Published: June 30, 2009 at 5:14 PM

WELLLINGTON, New Zealand, June 30 (UPI) -- Fiji's military rulers have gone one step further than banning speakers at a UNESCO youth conference. They have banned any announcement of the ban.

Jacque Koroi, the organizer of the Pacific Youth Festival, backed by the United Nations Educational, Scientific and Cultural Organization to take place July 13-18, told local media outlets that the Ministry of Information has vetted all the speakers.

Koroi is also quoted as saying that "several people who will be unable to make their presentations" are being investigated and will not be able to speak.

Around 600 people from 30 countries in the Pacific region are expected in Suva for the second annual youth festival to discuss youth educational, social and development issues. The first Pacific Youth Festival was in Tahiti in July 2006 and attended by around 900 people ages 16 to 30, according to a UNESCO report.

Koroi would not name those who the authorities have banned, but media speculation is that one is the associate editor of the Fiji Times newspaper, Sophie Foster.

Foster has been an outright critic of the regime that took control in a coup in December 2006, the latest of four military takeovers in the past 20 years.

She has spoken out against government censors now present in newsrooms to vet copy as it is produced. At a recent meeting of the Fiji Women's Rights Movement in Suva, the capital, she said that "silence has been so obviously seen, read, and heard across the pages, screens and airwaves of the mainstream media in Fiji."

Prime Minister Frank Bainimarama, a former military commodore, announced the latest clampdown ahead of a major speech he will give later this week on the future of the island nation, media said.

Last month the Pacific Islands Forum, an intergovernmental organization to enhance cooperation between the independent countries of the Pacific Ocean, kicked Fiji out over delayed elections.
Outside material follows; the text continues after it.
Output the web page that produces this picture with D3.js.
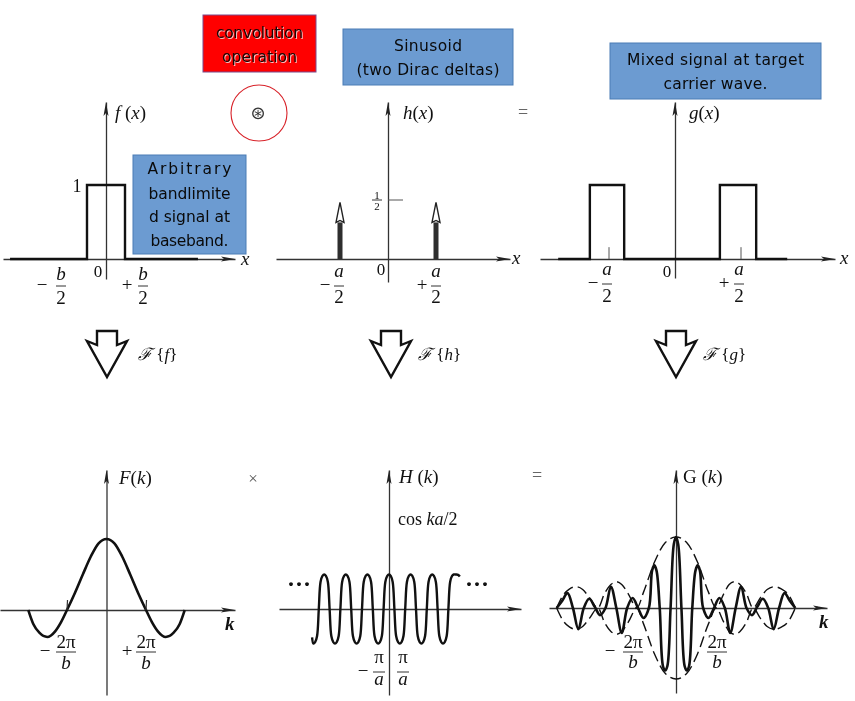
<!DOCTYPE html>
<html>
<head>
<meta charset="utf-8">
<script src="https://cdn.jsdelivr.net/npm/d3@7"></script>
<style>
  html, body { margin: 0; background: #fff; }
  text { font-family: "Liberation Serif", serif; fill: #111; }
  .note text { font-family: "DejaVu Sans", sans-serif; font-size: 15.5px; fill: #0a0a0a; text-anchor: middle; dominant-baseline: central; }
  .note.red text { fill: #1a0505; filter: drop-shadow(1px 1px 0 #f7c6c6); }
  .ink { filter: blur(0.4px); }
</style>
</head>
<body>
<div id="chart"></div>
<script>
// rect signal f(x), x in b/2 units
const fX = [-5.05, -1, -1, 1, 1, 4.84];
const fY = [0, 0, 1, 1, 0, 0];

// dirac deltas h(x), x in a/2 units
const deltaX = [-1, 1];
const deltaTop = [0.48, 0.48];
const deltaStem = [0.31, 0.31];

// shifted rects g(x), x in a/2 units
const gX = [-1.77, -1.29, -1.29, -0.77, -0.77, 0.68, 0.68, 1.23, 1.23, 1.7];
const gY = [0, 0, 1, 1, 0, 0, 1, 1, 0, 0];
const gTicks = [-1, 1];

// spectrum F(k), x in 2pi/b units
const bigFK = [-1.98, -1.85, -1.7, -1.5, -1.3, -1.15, -1, -0.8, -0.6, -0.4, -0.2, 0, 0.2, 0.4, 0.6, 0.8, 1, 1.15, 1.3, 1.5, 1.7, 1.85, 1.98];
const bigFV = [0, -0.2, -0.32, -0.38, -0.3, -0.17, 0, 0.24, 0.5, 0.75, 0.94, 1, 0.94, 0.75, 0.5, 0.24, 0, -0.17, -0.3, -0.38, -0.32, -0.2, 0];

// spectrum H(k), x in carrier periods
const bigHK = [-3.56, -3.5, -3.42, -3.33, -3.25, -3.17, -3.08, -3, -2.92, -2.83, -2.75, -2.67, -2.58, -2.5, -2.42, -2.33, -2.25, -2.17, -2.08, -2, -1.92, -1.83, -1.75, -1.67, -1.58, -1.5, -1.42, -1.33, -1.25, -1.17, -1.08, -1, -0.92, -0.83, -0.75, -0.67, -0.58, -0.5, -0.42, -0.33, -0.25, -0.17, -0.08, 0, 0.08, 0.17, 0.25, 0.33, 0.42, 0.5, 0.58, 0.67, 0.75, 0.83, 0.92, 1, 1.08, 1.17, 1.25, 1.33, 1.42, 1.5, 1.58, 1.67, 1.75, 1.83, 1.92, 2, 2.08, 2.17, 2.25, 2.33, 2.42, 2.5, 2.58, 2.67, 2.75, 2.83, 2.92, 3, 3.1, 3.2, 3.28];
const bigHV = [-0.82, -1, -0.96, -0.78, 0, 0.78, 0.96, 1, 0.96, 0.78, 0, -0.78, -0.96, -1, -0.96, -0.78, 0, 0.78, 0.96, 1, 0.96, 0.78, 0, -0.78, -0.96, -1, -0.96, -0.78, 0, 0.78, 0.96, 1, 0.96, 0.78, 0, -0.78, -0.96, -1, -0.96, -0.78, 0, 0.78, 0.96, 1, 0.96, 0.78, 0, -0.78, -0.96, -1, -0.96, -0.78, 0, 0.78, 0.96, 1, 0.96, 0.78, 0, -0.78, -0.96, -1, -0.96, -0.78, 0, 0.78, 0.96, 1, 0.96, 0.78, 0, -0.78, -0.96, -1, -0.96, -0.78, 0, 0.78, 0.96, 1, 1, 0.99, 0.94];

// spectrum G(k), x in half carrier periods
const bigGK = [-11, -10.5, -10, -9.5, -9, -8.5, -8, -7.5, -7, -6.5, -6, -5.5, -5, -4.5, -4, -3.5, -3, -2.5, -2.2, -2, -1.8, -1.5, -1.2, -1, -0.8, -0.5, -0.2, 0, 0.2, 0.5, 0.8, 1, 1.2, 1.5, 1.8, 2, 2.2, 2.5, 3, 3.5, 4, 4.5, 5, 5.5, 6, 6.5, 7, 7.5, 8, 8.5, 9, 9.5, 10, 10.5, 11];
const bigGV = [0, 0.1, 0.21, 0, -0.3, 0, 0.13, 0.02, -0.1, 0, 0.3, 0, -0.35, 0, 0.14, 0, -0.14, 0, 0.53, 0.6, 0.53, 0, -0.82, -0.88, -0.82, 0, 0.9, 1, 0.9, 0, -0.82, -0.88, -0.82, 0, 0.53, 0.6, 0.53, 0, -0.14, 0, 0.14, 0, -0.35, 0, 0.3, 0, -0.1, 0.02, 0.13, 0, -0.3, 0, 0.21, 0.1, 0];

// dashed envelope of G(k)
const envK = [-11, -10.4, -9.8, -9.2, -8.6, -8, -7.2, -6.6, -6, -5.5, -5, -4.4, -3.6, -3, -2, -1, 0, 1, 2, 3, 3.7, 4.4, 4.9, 5.4, 5.9, 6.5, 7.1, 7.8, 8.4, 9.1, 9.7, 10.4, 11];
const envV = [0, 0.18, 0.27, 0.3, 0.26, 0.15, 0, 0.2, 0.33, 0.37, 0.33, 0.2, 0, 0.22, 0.64, 0.92, 1, 0.92, 0.64, 0.22, 0, 0.2, 0.33, 0.37, 0.33, 0.2, 0, 0.15, 0.26, 0.3, 0.27, 0.18, 0];

const blue = "#6c9bd1", blueEdge = "#4a7db5";
const W = 855, H = 701;

const svg = d3.select("#chart").append("svg")
  .attr("width", W).attr("height", H).style("display", "block");

const ink = svg.append("g").attr("class", "ink");

// one panel = an origin and a unit length per axis
function panel(ox, oy, ux, uy, xL, xR, yT, yB) {
  const x = d3.scaleLinear().domain([0, 1]).range([ox, ox + ux]);
  const y = d3.scaleLinear().domain([0, 1]).range([oy, oy - uy]);
  const g = ink.append("g");

  const xAxis = g.append("g").attr("transform", "translate(0," + oy + ")")
    .call(d3.axisBottom(d3.scaleLinear().domain([xL, xR]).range([xL, xR])).tickValues([]).tickSizeOuter(0));
  const yAxis = g.append("g").attr("transform", "translate(" + ox + ",0)")
    .call(d3.axisLeft(d3.scaleLinear().domain([yT, yB]).range([yT, yB])).tickValues([]).tickSizeOuter(0));
  xAxis.select(".domain").attr("stroke", "#333").attr("stroke-width", 1.3);
  yAxis.select(".domain").attr("stroke", "#333").attr("stroke-width", 1.3);

  // arrow heads
  g.append("path").attr("fill", "#222")
    .attr("d", `M${xR},${oy} l-14,-2.5 l3,2.5 l-3,2.5 Z`);
  g.append("path").attr("fill", "#222")
    .attr("d", `M${ox},${yT} l-2.5,14 l2.5,-3 l2.5,3 Z`);

  return { x, y, g };
}

function curve(p, xs, ys, width, interp, dash) {
  const line = d3.line()
    .x(i => p.x(xs[i]))
    .y(i => p.y(ys[i]))
    .curve(interp);
  return p.g.append("path")
    .attr("d", line(d3.range(xs.length)))
    .attr("fill", "none")
    .attr("stroke", "#111")
    .attr("stroke-width", width)
    .attr("stroke-dasharray", dash || null)
    .attr("stroke-linejoin", "miter");
}

function math(x, y, parts, size, anchor) {
  const t = svg.append("text")
    .attr("x", x).attr("y", y)
    .attr("font-size", size)
    .attr("text-anchor", anchor || "start");
  parts.forEach(s => {
    const italic = s.startsWith("_");
    t.append("tspan")
      .attr("font-style", italic ? "italic" : "normal")
      .text(italic ? s.slice(1) : s);
  });
  return t;
}

// stacked fraction: sign, numerator, bar, denominator
function frac(cx, barY, sign, signX, top, bottom, topY, bottomY, half, size) {
  if (sign) math(signX, barY + 5, [sign], size, "middle");
  math(cx, topY, [top], size, "middle");
  ink.append("line")
    .attr("x1", cx - half).attr("x2", cx + half)
    .attr("y1", barY).attr("y2", barY)
    .attr("stroke", "#333").attr("stroke-width", 1);
  math(cx, bottomY, [bottom], size, "middle");
}

// ---- top row ----
const pf = panel(106, 259, 19, 74, 3, 235, 102, 279);
curve(pf, fX, fY, 2.4, d3.curveLinear);

const ph = panel(388, 259, 48, 118, 276, 510, 102, 282);
ph.g.append("line")
  .attr("x1", ph.x(0)).attr("x2", 403)
  .attr("y1", ph.y(0.5)).attr("y2", ph.y(0.5))
  .attr("stroke", "#555").attr("stroke-width", 1);
deltaX.forEach((d, i) => {
  const cx = ph.x(d);
  ph.g.append("rect")
    .attr("x", cx - 2.5).attr("width", 5)
    .attr("y", ph.y(deltaStem[i])).attr("height", ph.y(0) - ph.y(deltaStem[i]))
    .attr("fill", "#2e2e2e");
  ph.g.append("path")
    .attr("d", `M${cx},${ph.y(deltaTop[i])} L${cx + 4},${ph.y(deltaStem[i])} L${cx},${ph.y(deltaStem[i]) - 2} L${cx - 4},${ph.y(deltaStem[i])} Z`)
    .attr("fill", "#fff").attr("stroke", "#222").attr("stroke-width", 1.4);
});

const pg = panel(675, 259, 66, 74, 540, 835, 102, 278);
curve(pg, gX, gY, 2.4, d3.curveLinear);
gTicks.forEach(d => {
  pg.g.append("line")
    .attr("x1", pg.x(d)).attr("x2", pg.x(d))
    .attr("y1", pg.y(0.16)).attr("y2", pg.y(0))
    .attr("stroke", "#555").attr("stroke-width", 1);
});

// ---- bottom row ----
const pF = panel(106.5, 610, 39.5, 71, 0, 235, 470, 695);
curve(pF, bigFK, bigFV, 2.6, d3.curveMonotoneX);
[-1, 1].forEach(d => {
  pF.g.append("line")
    .attr("x1", pF.x(d) + 0.5).attr("x2", pF.x(d))
    .attr("y1", pF.y(0.14)).attr("y2", pF.y(0))
    .attr("stroke", "#333").attr("stroke-width", 1.2);
});

const pH = panel(389, 609, 21.6, 34.5, 279, 521, 470, 695);
curve(pH, bigHK, bigHV, 2.4, d3.curveCatmullRom);

const pG = panel(676, 608, 10.85, 71, 549, 827, 470, 693);
curve(pG, bigGK, bigGV, 2.6, d3.curveCatmullRom);
curve(pG, envK, envV, 1.4, d3.curveMonotoneX, "11 5");
curve(pG, envK, envV.map(v => -v), 1.4, d3.curveMonotoneX, "11 5");

// ---- hollow transform arrows ----
[107, 391, 676].forEach(cx => {
  ink.append("path")
    .attr("d", `M${cx - 10},331 h20 v14 l10,-4 l-20,36 l-20,-36 l10,4 Z`)
    .attr("fill", "#fff").attr("stroke", "#111").attr("stroke-width", 2.4)
    .attr("stroke-linejoin", "miter");
});
[[138, "f"], [418, "h"], [703, "g"]].forEach(([x, name]) => {
  const t = svg.append("text").attr("x", x).attr("y", 360).attr("font-size", 17);
  t.append("tspan").attr("font-family", "DejaVu Serif").attr("font-style", "italic").text("ℱ");
  t.append("tspan").text(" {");
  t.append("tspan").attr("font-style", "italic").text(name);
  t.append("tspan").text("}");
});

// ---- labels ----
math(115, 119, ["_f", " (", "_x", ")"], 19);
math(403, 119, ["_h", "(", "_x", ")"], 19);
math(689, 119, ["_g", "(", "_x", ")"], 19);
math(119, 484, ["_F", "(", "_k", ")"], 19);
math(399, 483, ["_H", " (", "_k", ")"], 19);
math(683, 483, ["G (", "_k", ")"], 19);

math(241, 265, ["_x"], 19);
math(512, 264, ["_x"], 19);
math(840, 264, ["_x"], 19);
math(225, 630, ["_k"], 19).attr("font-weight", "bold");
math(819, 628, ["_k"], 19).attr("font-weight", "bold");

math(77, 192, ["1"], 18, "middle");
math(98, 277, ["0"], 17, "middle");
math(381, 275, ["0"], 17, "middle");
math(667, 277, ["0"], 17, "middle");

math(377, 199, ["1"], 11, "middle");
ink.append("line").attr("x1", 372).attr("x2", 382).attr("y1", 200).attr("y2", 200).attr("stroke", "#333");
math(377, 210, ["2"], 11, "middle");

frac(61, 286, "−", 42, "_b", "2", 280, 304, 5, 19);
frac(143, 286, "+", 127, "_b", "2", 280, 304, 5, 19);
frac(339, 286, "−", 325, "_a", "2", 277, 303, 5, 19);
frac(436, 286, "+", 422, "_a", "2", 277, 303, 5, 19);
frac(607, 284, "−", 593, "_a", "2", 275, 302, 5, 19);
frac(739, 284, "+", 724, "_a", "2", 275, 302, 5, 19);

frac(66, 652, "−", 45, "2π", "_b", 648, 669, 10, 19);
frac(146, 652, "+", 127, "2π", "_b", 648, 669, 10, 19);
frac(379, 672, "−", 363, "π", "_a", 663, 685, 6, 19);
frac(403, 672, null, 0, "π", "_a", 663, 685, 6, 19);
frac(633, 652, "−", 610, "2π", "_b", 648, 668, 10, 19);
frac(717, 652, null, 0, "2π", "_b", 648, 668, 10, 19);

math(398, 525, ["cos ", "_ka", "/2"], 18);
math(299, 592, ["···"], 24, "middle").attr("font-weight", "bold");
math(477, 592, ["···"], 24, "middle").attr("font-weight", "bold");

math(523, 118, ["="], 18, "middle").style("fill", "#666");
math(253, 484, ["×"], 17, "middle").style("fill", "#555");
math(537, 481, ["="], 18, "middle").style("fill", "#666");

// ---- annotation boxes ----
function note(x0, y0, x1, y1, lines, ys, widths, fill, edge, cls) {
  const g = svg.append("g").attr("class", "note " + (cls || ""));
  g.append("rect")
    .attr("x", x0).attr("y", y0)
    .attr("width", x1 - x0).attr("height", y1 - y0)
    .attr("fill", fill).attr("stroke", edge).attr("stroke-width", 1);
  g.selectAll("text").data(lines).enter().append("text")
    .attr("x", (x0 + x1) / 2)
    .attr("y", (d, i) => ys[i])
    .attr("textLength", (d, i) => widths[i])
    .attr("lengthAdjust", "spacing")
    .text(d => d);
}

note(203, 15, 316, 72, ["convolution", "operation"], [33, 57], [87, 75], "#ff0000", "#7a4a8a", "red");
note(343, 29, 513, 85, ["Sinusoid", "(two Dirac deltas)"], [46, 70], [68, 143], blue, blueEdge);
note(610, 43, 821, 99, ["Mixed signal at target", "carrier wave."], [60, 84], [177, 104], blue, blueEdge);
note(133, 155, 246, 254, ["Arbitrary", "bandlimite", "d signal at", "baseband."], [169, 194, 217, 241], [84, 82, 81, 78], blue, blueEdge);

// convolution symbol
svg.append("circle").attr("cx", 259).attr("cy", 113).attr("r", 28)
  .attr("fill", "none").attr("stroke", "#d8232a").attr("stroke-width", 1.1);
svg.append("text").attr("x", 258).attr("y", 119).attr("text-anchor", "middle")
  .attr("font-size", 18).style("font-family", "DejaVu Sans").style("fill", "#333").text("⊛");
</script>
</body>
</html>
Bainimarama cancelled elections earlier in the year in the face of an exclusion threat from the Pacific Islands Forum.

The exclusion of Fiji is the first time a country has been suspended in the organization's 38-year history. It was founded in 1971 as the South Pacific Forum, changing its name in 2000.

Member states are Australia, the Cook Islands, the Federated States of Micronesia, Kiribati, the Marshall Islands, Nauru, New Zealand, Niue, Palau, Papua New Guinea, Samoa, the Solomon Islands, Tonga, Tuvalu and Vanuatu.

Tensions have been growing in the past decade between native Fijian and Indian-origin Fijians. Both Hindi and Christian organizations including churches have complained of censorship in the past.

More than 300 islands -- only 105 of them permanently inhabited -- make up the Republic of Fiji. The islands of Viti Levu and Vanua Levu have nearly 90 percent of the republic's population.

Suva and its greater urban area, on the main Fijian island of Viti Levu, have around 175,000 inhabitants including many Europeans and Chinese, a large ethnic minority.